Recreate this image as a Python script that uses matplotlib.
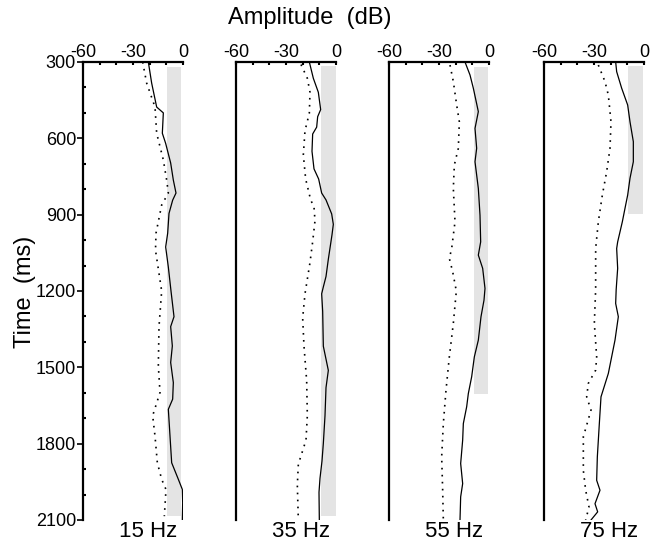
import numpy as np
import matplotlib
matplotlib.use('Agg')
from matplotlib import pyplot as plt
from matplotlib.ticker import MultipleLocator, FixedLocator

plt.rcParams['font.family'] = ['Liberation Sans', 'DejaVu Sans']
plt.rcParams['axes.unicode_minus'] = False

freqs = ['15 Hz', '35 Hz', '55 Hz', '75 Hz']

# solid curves (time ms, amplitude dB)
t_solid_15 = [300, 383, 477, 500, 580, 620, 697, 764, 815, 843, 895, 973, 1027, 1106, 1200, 1301,
              1340, 1416, 1481, 1560, 1625, 1665, 1770, 1875, 1940, 1980, 2032, 2100]
a_solid_15 = [-20.8, -18.8, -15.8, -11.8, -12.4, -10.4, -7.4, -5.8, -4.2, -6.2, -8.4, -9.2, -10.4, -8.8,
              -7.2, -5.4, -7.4, -6.4, -7.4, -5.8, -6.2, -8.8, -7.8, -6.8, -2.8, -0.4, -0.2, -0.4]
t_dot_15 = [300, 383, 477, 580, 685, 764, 815, 862, 973, 1040, 1200, 1340, 1494, 1599, 1690, 1770,
            1875, 1940, 1980, 2085]
a_dot_15 = [-24.2, -21.8, -16.8, -15.8, -11.8, -9.8, -8.8, -12.8, -16.2, -16.5, -12.8, -14.4, -14.8,
            -13.8, -18.2, -16.8, -15.4, -12.8, -10.2, -11.2]

t_solid_35 = [300, 364, 419, 487, 515, 556, 583, 651, 720, 760, 815, 842, 897, 938, 979, 1075, 1143,
              1184, 1211, 1280, 1417, 1512, 1580, 1690, 1799, 1868, 1936, 1991, 2100]
a_solid_35 = [-16, -13.6, -10.6, -9.2, -11, -11.6, -14, -14.4, -13.2, -10.4, -8.6, -6, -2.6, -1.6, -2.4,
              -4.6, -6, -7.6, -8.6, -8, -7.6, -4.6, -6, -6.6, -7.6, -8.4, -9.6, -10.2, -10]
t_dot_35 = [310, 364, 419, 501, 570, 665, 760, 842, 870, 924, 1006, 1088, 1211, 1307, 1417, 1553,
            1690, 1786, 1881, 1963, 2100]
a_dot_35 = [-21, -17.2, -15.6, -16, -18.6, -19.6, -18.2, -15.2, -13.2, -12.6, -14, -15.6, -18.6, -20,
            -19.2, -17.6, -17.2, -18, -22.6, -23.2, -22.6]

t_solid_55 = [300, 351, 403, 495, 561, 639, 692, 797, 902, 1007, 1059, 1111, 1190, 1236, 1301, 1393,
              1459, 1537, 1603, 1655, 1721, 1786, 1878, 1957, 2009, 2100]
a_solid_55 = [-14.4, -11.4, -9.4, -6.4, -8.4, -7.4, -8.4, -6.4, -5.4, -5, -6.4, -3.8, -2.4, -3, -4.8,
              -6.4, -8.8, -10.4, -12.4, -13.4, -15.4, -15.8, -17, -15.8, -17, -17.4]
t_dot_55 = [312, 377, 469, 535, 639, 705, 797, 928, 1033, 1072, 1124, 1200, 1327, 1459, 1590, 1721,
            1852, 1983, 2100]
a_dot_55 = [-23.4, -21.4, -19.4, -17.8, -18.4, -20.8, -21.4, -20.4, -22.4, -23.8, -21.8, -19.6, -21.4,
            -23.8, -25.8, -27.4, -28.4, -27.8, -27.4]

t_solid_75 = [300, 338, 403, 469, 535, 613, 692, 757, 823, 875, 928, 1007, 1033, 1111, 1195, 1249,
              1301, 1393, 1524, 1616, 1721, 1852, 1944, 1983, 2036, 2068, 2100]
a_solid_75 = [-17, -16.4, -13.4, -9.8, -8.4, -6.4, -6.4, -8.4, -9.8, -11.4, -13, -15.8, -16.4, -15.8,
              -16.7, -17, -15.4, -17.4, -21.4, -25.8, -26.8, -28, -28.4, -26.4, -29.4, -27.8, -31.8]
t_dot_75 = [312, 377, 430, 535, 639, 731, 823, 928, 1033, 1193, 1327, 1459, 1511, 1563, 1616, 1668,
            1773, 1905, 1983, 2049, 2100]
a_dot_75 = [-27.4, -23.4, -21.4, -19.8, -20.4, -22.4, -25, -27.4, -29, -29, -29.8, -28.4, -29, -33.4,
            -34.4, -31.8, -36.4, -36.4, -35, -33, -35]

# shaded band per panel: amplitude range and time range
band_lo = [-9.6, -9.0, -9.0, -9.4]
band_hi = [-1.2, -0.2, -0.4, -0.4]
band_t0 = [318, 315, 318, 316]
band_t1 = [2085, 2085, 1605, 899]

solids = [(t_solid_15, a_solid_15), (t_solid_35, a_solid_35), (t_solid_55, a_solid_55), (t_solid_75, a_solid_75)]
dots = [(t_dot_15, a_dot_15), (t_dot_35, a_dot_35), (t_dot_55, a_dot_55), (t_dot_75, a_dot_75)]

W, H = 651, 545
fig = plt.figure(figsize=(W / 100, H / 100), dpi=100)
lefts = [83, 236, 389, 544]

for i in range(4):
    ax = fig.add_axes([lefts[i] / W, 25 / H, 100 / W, 458 / H])
    ax.fill_betweenx([band_t0[i], band_t1[i]], band_lo[i], band_hi[i], color='#e4e4e4', lw=0)
    ax.plot(dots[i][1], dots[i][0], color='black', lw=1.2, linestyle=(0, (1, 3.2)))
    ax.plot(solids[i][1], solids[i][0], color='black', lw=0.9)
    ax.set_xlim(-60, 0)
    ax.set_ylim(2100, 300)
    ax.spines['right'].set_visible(False)
    ax.spines['bottom'].set_visible(False)
    ax.spines['left'].set_linewidth(1.6)
    ax.spines['top'].set_linewidth(1.6)
    ax.xaxis.tick_top()
    ax.xaxis.set_major_locator(FixedLocator([-60, -30, 0]))
    ax.xaxis.set_minor_locator(MultipleLocator(10))
    ax.tick_params(axis='x', which='both', direction='in', length=2.5, width=1.5, labelsize=13, pad=1)
    if i == 0:
        ax.yaxis.set_major_locator(MultipleLocator(300))
        ax.yaxis.set_minor_locator(MultipleLocator(100))
        ax.tick_params(axis='y', which='major', direction='out', length=4, width=1.2, labelsize=13, pad=1)
        ax.tick_params(axis='y', which='minor', direction='in', length=2.5, width=1.5)
    else:
        ax.set_yticks([])
    ax.annotate(freqs[i], xy=(-21, 2100), xytext=(0, -1), textcoords='offset points',
                ha='center', va='top', fontsize=16)

fig.text(310 / W, 1 - 18 / H, 'Amplitude  (dB)', ha='center', va='center', fontsize=17)
fig.text(25 / W, 1 - 292 / H, 'Time  (ms)', ha='center', va='center', rotation=90, fontsize=17)

plt.savefig('out.png', dpi=100)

:: SHORT PROBLEM ::
Go from the first line of the listing to the line holding "freqs = ['15 Hz', '35 Hz', '55 Hz', '75 Hz']" and, please, transcribe those lines exactly, both included, with no pictures.

:: EXERCISE OUTPUT ::
Recreate this image as a Python script that uses matplotlib.
import numpy as np
import matplotlib
matplotlib.use('Agg')
from matplotlib import pyplot as plt
from matplotlib.ticker import MultipleLocator, FixedLocator

plt.rcParams['font.family'] = ['Liberation Sans', 'DejaVu Sans']
plt.rcParams['axes.unicode_minus'] = False

freqs = ['15 Hz', '35 Hz', '55 Hz', '75 Hz']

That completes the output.